Ryan Boudinot, who is identified as executive director of Seattle City of Literature and who identifies himself as a former instructor in a low-residency MFA program, has written a provocative piece titled "Things I Can Say About MFA Writing Programs Now That I No Longer Teach In One." He lays out his argument with a number of flat statements, supporting each with a paragraph of prose. Examples of these statements include:

—Writers are born with talent.
—If you didn't decide to take writing seriously by the time you were a teenager, you're probably not going to make it.
—If you complain about not having time to write, please do us both a favor and drop out.
—If you aren't a serious reader, don't expect anyone to read what you write.
—No one cares about your problems if you're a shitty writer.
—You don't need my help to get published.
—It's not important that people think you're smart.
—It's important to woodshed.

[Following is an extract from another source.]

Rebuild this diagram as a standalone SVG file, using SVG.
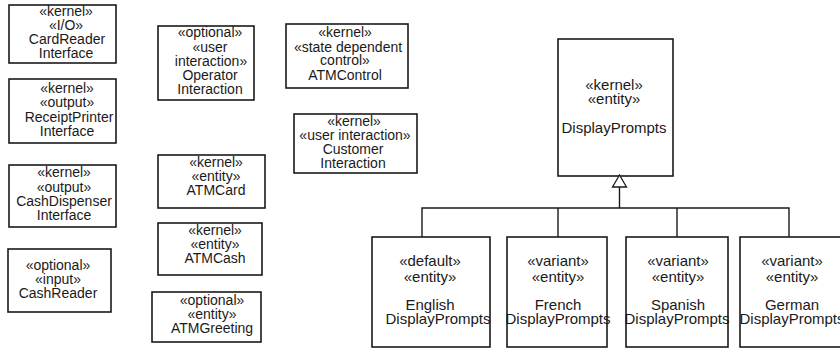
<svg xmlns="http://www.w3.org/2000/svg" width="840" height="348" viewBox="0 0 840 348">
<style>
rect.box{fill:#fff;stroke:#1a1a1a;stroke-width:1.6}
text{font-family:"Liberation Sans",Arial,sans-serif;font-size:14px;fill:#1a1a1a;text-anchor:middle}
text.r{font-size:15px}
.conn{fill:none;stroke:#1a1a1a;stroke-width:1.4}
</style>
<defs>
<marker id="gen" viewBox="0 0 16 14" refX="8" refY="1" markerWidth="16" markerHeight="14" markerUnits="userSpaceOnUse" orient="auto-start-reverse">
</marker>
</defs>
<rect width="840" height="348" fill="#fff"/>
<g id="CardReaderInterface">
<rect class="box" x="9" y="5" width="107" height="58"/>
<text x="66" y="16">«kernel»</text>
<text x="66" y="30">«I/O»</text>
<text x="67" y="44">CardReader</text>
<text x="66" y="58">Interface</text>
</g>
<g id="ReceiptPrinterInterface">
<rect class="box" x="9" y="79" width="107" height="64"/>
<text x="67" y="93">«kernel»</text>
<text x="67" y="107">«output»</text>
<text x="69" y="122">ReceiptPrinter</text>
<text x="67" y="136">Interface</text>
</g>
<g id="CashDispenserInterface">
<rect class="box" x="9" y="165" width="107" height="62"/>
<text x="64" y="177">«kernel»</text>
<text x="64" y="192">«output»</text>
<text x="64" y="206">CashDispenser</text>
<text x="64" y="220">Interface</text>
</g>
<g id="CashReader">
<rect class="box" x="8" y="249" width="103" height="63"/>
<text x="58" y="270">«optional»</text>
<text x="58" y="284">«input»</text>
<text x="58" y="298">CashReader</text>
</g>
<g id="OperatorInteraction">
<rect class="box" x="158" y="26" width="96" height="74"/>
<text x="210" y="37">«optional»</text>
<text x="210" y="52">«user</text>
<text x="211" y="66">interaction»</text>
<text x="210" y="80">Operator</text>
<text x="210" y="94">Interaction</text>
</g>
<g id="ATMControl">
<rect class="box" x="286" y="24" width="122" height="64"/>
<text x="345" y="37">«kernel»</text>
<text x="348" y="52">«state dependent</text>
<text x="345" y="65">control»</text>
<text x="345" y="80">ATMControl</text>
</g>
<g id="CustomerInteraction">
<rect class="box" x="294" y="114" width="123" height="59"/>
<text x="354" y="126">«kernel»</text>
<text x="355" y="140">«user interaction»</text>
<text x="353" y="154">Customer</text>
<text x="353" y="168">Interaction</text>
</g>
<g id="ATMCard">
<rect class="box" x="158" y="155" width="107" height="53"/>
<text x="216" y="167">«kernel»</text>
<text x="216" y="181">«entity»</text>
<text x="216" y="195">ATMCard</text>
</g>
<g id="ATMCash">
<rect class="box" x="158" y="223" width="104" height="52"/>
<text x="215" y="235">«kernel»</text>
<text x="215" y="249">«entity»</text>
<text x="215" y="263">ATMCash</text>
</g>
<g id="ATMGreeting">
<rect class="box" x="152" y="292" width="109" height="50"/>
<text x="212" y="305">«optional»</text>
<text x="212" y="319">«entity»</text>
<text x="212" y="333">ATMGreeting</text>
</g>
<g id="DisplayPrompts">
<rect class="box" x="558" y="39" width="115" height="137"/>
<text class="r" x="614" y="90">«kernel»</text>
<text class="r" x="614" y="104">«entity»</text>
<text class="r" x="614" y="133">DisplayPrompts</text>
</g>
<g id="connectors">
<path class="conn" d="M619.5 208V187M422 237V208H789V237M558 208V237M677 208V237"/>
<polygon points="619.5,175 612.5,187 626.5,187" fill="#fff" stroke="#1a1a1a" stroke-width="1.3"/>
</g>
<g id="EnglishDisplayPrompts">
<rect class="box" x="372" y="237" width="118" height="110"/>
<text class="r" x="430" y="266">«default»</text>
<text class="r" x="430" y="282">«entity»</text>
<text class="r" x="430" y="310">English</text>
<text class="r" x="438" y="324">DisplayPrompts</text>
</g>
<g id="FrenchDisplayPrompts">
<rect class="box" x="507" y="237" width="100" height="110"/>
<text class="r" x="558" y="266">«variant»</text>
<text class="r" x="558" y="282">«entity»</text>
<text class="r" x="558" y="310">French</text>
<text class="r" x="558" y="324">DisplayPrompts</text>
</g>
<g id="SpanishDisplayPrompts">
<rect class="box" x="626" y="237" width="102" height="110"/>
<text class="r" x="678" y="266">«variant»</text>
<text class="r" x="678" y="282">«entity»</text>
<text class="r" x="678" y="310">Spanish</text>
<text class="r" x="677" y="324">DisplayPrompts</text>
</g>
<g id="GermanDisplayPrompts">
<rect class="box" x="740" y="237" width="110" height="110"/>
<text class="r" x="792" y="266">«variant»</text>
<text class="r" x="792" y="282">«entity»</text>
<text class="r" x="792" y="310">German</text>
<text class="r" x="792" y="324">DisplayPrompts</text>
</g>
</svg>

Which means that once you've graduated with your MFA, you still have to spend time—perhaps years—learning to find your own voice while you write unpublishable work.

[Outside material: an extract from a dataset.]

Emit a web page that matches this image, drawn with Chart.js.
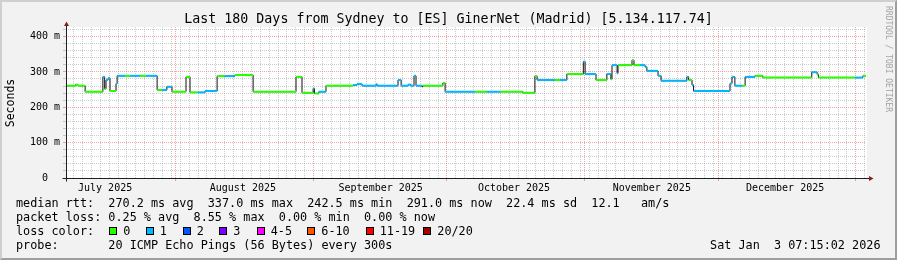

Boudinot says that "the vast majority of my students were hardworking, thoughtful people devoted to improving their craft despite having nothing interesting to express and no interesting way to express it." But, "Being a writer means developing a lifelong intimacy with language. You have to be crazy about books as a kid to establish the neural architecture required to write one."

When I last looked at the Comments to the post, more than 200 people had weighed in, a good many of them rejecting Boudinot out of hand. An early writer said, "This article gives no consideration to students' feelings and no thoughtfulness about the courage it takes to undertake apprenticeship of an art form. Not to mention how the practice of writing transcends boundaries, fosters community, literally SAVES people's lives, and creates a deeper, more enriched individual which potentially can flower into a million ripples and collect momentum and influence in unexpected ways even beyond imagining." Inadvertently (in my opinion) making Boudinot's case.

While a number of people assumed he was a terrible teacher who hated teaching, I read the comments by two former students who said Boudinot was thoughtful, considerate, and helpful. And there are comments like this, "Thank you Ryan for writing THE TRUTH. MFA programs are filled with mostly talentless writers in the same tradition that so many people with unmanaged psychological problems are drawn towards a degree in psychology."

I feel lucky I do not have a dog in this fight. I have a Master of Arts, not a Master of Fine Arts. My MA from City College of New York required six literature courses, six workshop courses, ability to translate a second language (with a dictionary), and a substantial final project—a novel, a collection of short stories, or a collection of poetry I have taught creative writing, but only as a volunteer and only to prisoners and to middle school students.

Based on my life experience, however, I agree with Boudinot. Not everyone has talent, and you should not decide that writing novels would be a good retirement activity unless you have no interest in being read. People who complain about not having time to write make time for other activities; those are their priority.

I also think, based on many MFA-graduate works I've read, that too many such writers have nothing interesting to express. They have not lived long enough to have enough experience or to know enough about the world to say something interesting. It would be interesting to know how many MFA graduates are working writers five years after graduation.